Promise House celebrates its 25-year anniversary this year. The Oak Cliff-based charity is the city’s only shelter for homeless and at-risk teenagers. Besides that, Promise House has eight other programs that help kids get off the streets and transition into adulthood. Promise House started as an adult Sunday school project at Lover’s Lane United Methodist Church, and now it serves thousands of kids — and sometimes, their kids — every year. We sat down with Promise House vice president of external affairs JUDY WRIGHT to talk about what Promise House does.
How is the 25-year anniversary campaign going, in light of the economy?
The economy has caused us to serve about 750 more clients than the year before with less money. You really have to hone your message for what you need and not panic. I’m really proud of my staff.

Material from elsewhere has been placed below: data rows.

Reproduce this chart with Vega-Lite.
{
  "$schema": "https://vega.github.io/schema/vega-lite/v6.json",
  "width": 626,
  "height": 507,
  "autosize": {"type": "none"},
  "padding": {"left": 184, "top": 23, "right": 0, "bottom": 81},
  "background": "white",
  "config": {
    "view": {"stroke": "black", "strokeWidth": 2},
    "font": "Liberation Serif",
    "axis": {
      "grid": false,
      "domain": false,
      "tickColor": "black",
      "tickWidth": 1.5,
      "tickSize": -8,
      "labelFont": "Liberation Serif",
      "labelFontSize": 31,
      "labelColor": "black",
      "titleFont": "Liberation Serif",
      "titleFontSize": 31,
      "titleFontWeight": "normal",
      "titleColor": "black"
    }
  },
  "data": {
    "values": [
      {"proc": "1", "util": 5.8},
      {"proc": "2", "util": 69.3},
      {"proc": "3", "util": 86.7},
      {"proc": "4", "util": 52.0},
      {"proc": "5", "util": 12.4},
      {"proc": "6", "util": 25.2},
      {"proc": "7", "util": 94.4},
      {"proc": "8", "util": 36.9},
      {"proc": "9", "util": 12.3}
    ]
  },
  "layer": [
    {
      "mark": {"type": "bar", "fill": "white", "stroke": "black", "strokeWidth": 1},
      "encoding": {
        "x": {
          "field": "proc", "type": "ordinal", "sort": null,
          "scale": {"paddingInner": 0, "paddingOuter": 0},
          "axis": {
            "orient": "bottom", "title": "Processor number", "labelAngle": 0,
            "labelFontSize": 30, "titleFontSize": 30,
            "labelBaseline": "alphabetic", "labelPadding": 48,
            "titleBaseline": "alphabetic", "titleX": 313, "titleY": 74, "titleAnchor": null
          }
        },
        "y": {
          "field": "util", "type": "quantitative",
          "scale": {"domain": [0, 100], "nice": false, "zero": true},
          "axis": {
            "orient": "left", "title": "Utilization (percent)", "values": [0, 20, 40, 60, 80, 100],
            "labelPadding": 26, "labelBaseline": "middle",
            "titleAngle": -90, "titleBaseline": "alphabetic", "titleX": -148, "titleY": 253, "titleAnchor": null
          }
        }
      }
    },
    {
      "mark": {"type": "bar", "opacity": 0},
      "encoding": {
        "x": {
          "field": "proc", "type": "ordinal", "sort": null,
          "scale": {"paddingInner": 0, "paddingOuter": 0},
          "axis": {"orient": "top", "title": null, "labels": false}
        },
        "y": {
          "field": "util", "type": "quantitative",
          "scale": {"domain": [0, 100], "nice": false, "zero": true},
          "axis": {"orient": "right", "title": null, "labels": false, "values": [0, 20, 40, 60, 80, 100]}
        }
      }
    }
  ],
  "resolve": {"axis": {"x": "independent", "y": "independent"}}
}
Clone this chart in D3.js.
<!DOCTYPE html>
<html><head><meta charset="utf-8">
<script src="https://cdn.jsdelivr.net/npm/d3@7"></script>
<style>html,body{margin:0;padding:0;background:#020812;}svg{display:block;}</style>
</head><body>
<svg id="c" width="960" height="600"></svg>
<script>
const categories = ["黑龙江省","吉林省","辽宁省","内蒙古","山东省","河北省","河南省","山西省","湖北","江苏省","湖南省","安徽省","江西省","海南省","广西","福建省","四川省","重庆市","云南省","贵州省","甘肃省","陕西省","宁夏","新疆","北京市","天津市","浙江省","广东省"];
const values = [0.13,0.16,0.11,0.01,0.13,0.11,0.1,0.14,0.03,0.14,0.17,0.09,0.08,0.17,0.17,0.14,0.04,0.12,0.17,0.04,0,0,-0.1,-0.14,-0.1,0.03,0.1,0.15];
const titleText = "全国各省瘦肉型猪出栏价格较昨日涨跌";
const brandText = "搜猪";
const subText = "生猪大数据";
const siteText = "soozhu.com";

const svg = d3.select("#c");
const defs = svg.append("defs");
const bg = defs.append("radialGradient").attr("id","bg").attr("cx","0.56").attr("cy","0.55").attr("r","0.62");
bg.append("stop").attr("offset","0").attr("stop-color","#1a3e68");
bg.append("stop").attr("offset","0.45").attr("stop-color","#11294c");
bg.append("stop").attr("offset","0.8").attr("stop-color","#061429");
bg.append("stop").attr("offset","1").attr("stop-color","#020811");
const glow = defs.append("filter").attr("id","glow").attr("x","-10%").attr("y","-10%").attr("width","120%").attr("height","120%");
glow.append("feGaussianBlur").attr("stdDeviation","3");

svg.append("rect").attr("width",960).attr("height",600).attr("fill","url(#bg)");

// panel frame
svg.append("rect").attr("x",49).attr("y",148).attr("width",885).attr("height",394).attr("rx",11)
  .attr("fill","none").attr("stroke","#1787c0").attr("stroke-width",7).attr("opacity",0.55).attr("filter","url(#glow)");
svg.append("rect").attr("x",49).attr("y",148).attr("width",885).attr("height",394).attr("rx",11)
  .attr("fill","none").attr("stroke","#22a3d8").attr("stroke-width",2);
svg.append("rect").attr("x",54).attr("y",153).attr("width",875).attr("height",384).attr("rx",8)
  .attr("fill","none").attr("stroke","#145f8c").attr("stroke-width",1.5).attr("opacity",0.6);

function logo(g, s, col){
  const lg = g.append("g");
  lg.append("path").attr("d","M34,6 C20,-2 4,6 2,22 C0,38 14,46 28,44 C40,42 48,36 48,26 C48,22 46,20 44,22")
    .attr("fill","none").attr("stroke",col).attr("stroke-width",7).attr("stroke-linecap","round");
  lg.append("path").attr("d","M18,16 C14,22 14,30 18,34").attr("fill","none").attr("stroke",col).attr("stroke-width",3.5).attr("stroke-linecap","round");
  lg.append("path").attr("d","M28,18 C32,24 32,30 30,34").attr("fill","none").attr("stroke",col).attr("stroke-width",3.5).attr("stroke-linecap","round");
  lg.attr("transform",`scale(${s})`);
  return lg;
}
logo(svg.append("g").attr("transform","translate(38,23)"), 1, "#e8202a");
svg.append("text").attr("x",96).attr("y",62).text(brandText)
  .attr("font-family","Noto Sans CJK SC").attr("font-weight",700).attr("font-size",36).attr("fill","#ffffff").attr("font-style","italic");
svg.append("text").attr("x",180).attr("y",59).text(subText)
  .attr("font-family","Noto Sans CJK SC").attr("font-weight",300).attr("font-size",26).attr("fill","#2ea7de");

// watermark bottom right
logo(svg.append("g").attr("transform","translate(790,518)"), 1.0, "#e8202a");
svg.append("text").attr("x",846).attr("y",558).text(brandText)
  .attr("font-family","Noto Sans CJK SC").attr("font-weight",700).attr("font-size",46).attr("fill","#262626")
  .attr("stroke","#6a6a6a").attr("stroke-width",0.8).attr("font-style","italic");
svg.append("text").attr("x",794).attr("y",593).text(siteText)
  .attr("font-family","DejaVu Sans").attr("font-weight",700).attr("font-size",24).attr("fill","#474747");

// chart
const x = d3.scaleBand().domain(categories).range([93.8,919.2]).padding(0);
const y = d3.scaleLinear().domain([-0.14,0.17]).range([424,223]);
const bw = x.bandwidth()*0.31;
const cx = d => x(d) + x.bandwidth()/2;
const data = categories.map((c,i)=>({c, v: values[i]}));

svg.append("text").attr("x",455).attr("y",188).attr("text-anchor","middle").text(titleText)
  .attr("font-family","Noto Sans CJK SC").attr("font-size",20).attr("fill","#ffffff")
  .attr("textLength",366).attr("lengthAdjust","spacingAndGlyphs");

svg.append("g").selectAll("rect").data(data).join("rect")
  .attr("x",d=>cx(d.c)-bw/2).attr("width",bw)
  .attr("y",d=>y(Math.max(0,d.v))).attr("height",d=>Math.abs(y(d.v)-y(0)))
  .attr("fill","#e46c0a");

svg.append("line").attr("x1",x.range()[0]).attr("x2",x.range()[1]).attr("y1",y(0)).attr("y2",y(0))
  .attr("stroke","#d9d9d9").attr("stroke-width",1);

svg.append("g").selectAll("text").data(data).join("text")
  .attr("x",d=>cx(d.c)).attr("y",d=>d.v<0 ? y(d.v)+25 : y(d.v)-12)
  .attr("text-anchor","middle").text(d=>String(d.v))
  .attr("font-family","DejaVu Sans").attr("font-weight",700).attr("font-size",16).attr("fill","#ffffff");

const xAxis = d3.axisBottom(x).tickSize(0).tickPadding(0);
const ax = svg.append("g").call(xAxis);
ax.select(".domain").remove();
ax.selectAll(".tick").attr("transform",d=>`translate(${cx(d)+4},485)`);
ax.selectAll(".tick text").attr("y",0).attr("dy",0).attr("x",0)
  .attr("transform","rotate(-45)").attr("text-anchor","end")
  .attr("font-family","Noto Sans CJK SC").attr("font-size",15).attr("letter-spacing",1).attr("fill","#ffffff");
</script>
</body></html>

They’ve put in extra work and extra time, and we were able to end the [budget] year in the black. We’ve had expense-cutting all across the agency. If you’re raising money, people don’t necessarily want to fund you at a great level the next year if you have a huge deficit. So we attacked it head-on.
What was your fund-raising strategy?
We had funders who were not able to give at the same level this year. So we had to come up with a way to get more funders to give what they could. You have to let them know what their money is doing, how many kids were you able to feed and give a bed to that you wouldn’t have been able to help before. And if you communicate with them, they oftentimes want to give you more, and we had a record-breaking number of new funders this year.
Tell us a little about what Promise House does.
We give shelter to homeless, run-away and at-risk teens. About 78 percent of our clients are over 13, but we serve ages 0 to 24 through nine major programs. There’s a lot of movement within our programs, and I think that gives teens a lot of options. We focus a lot on education. We have two DISD classrooms for our shelter kids. We have other programs that focus on getting a GED or going to Dallas C.A.N. Academy, and we
have the Blake Davis Scholarship, which anyone in our program can access for help with higher education. Our goal is to make them self-sufficient and successful members of society.
Why do you think Promise House is so important for Dallas?
Our city wants to end homelessness by 2014. That’s almost an impossible feat if we don’t help teens because they’re most likely to become the next generation of homeless adults. So that’s our main, core mission — to end teen homelessness.
You helped over 700 more kids than last year?
Yes. There were 207 who stayed with us in the shelter last year. And overall, we served 5,095 clients, which is an increase of 730. We had the greatest increase in our Street Outreach Program. We brought in 190 teens and young people from the street.
Tell me more about that program.
The Street Outreach Program is where employees and volunteers go out on Thursday, Friday and Saturday evenings and look for kids who are out on the street. They take hygiene kits, jackets, socks and anything that they might need. And they tell them we’re here. They’re turned away from adult shelters. So we want them to know that we’re here. If you can get to them early, before they’re hardened to the street, then they might want to come in. Some only come for a meal and a shower, but then at least you get to talk to them and try to get them with their families, or in the shelter, or in transitional living.
What can our readers do to help?
They can go to our website, promisehouse.org. There’s usually a wish list posted. Right now there’s a school supply list, and later, there will be a holiday wish list. People can adopt a child or a family or a program to help with holiday needs. We have a lot of grants that are matching grants, so we always need monies. No donation is too small. They can volunteer and get involved at Promise House as an individual, or get your company to do a drive. We always need volunteers, which could be anything from working in our office to working back in our programs. They can plan activities, whether it’s an exercise class, painting fingernails, doing homework, giving cooking lessons or any kind of fun project.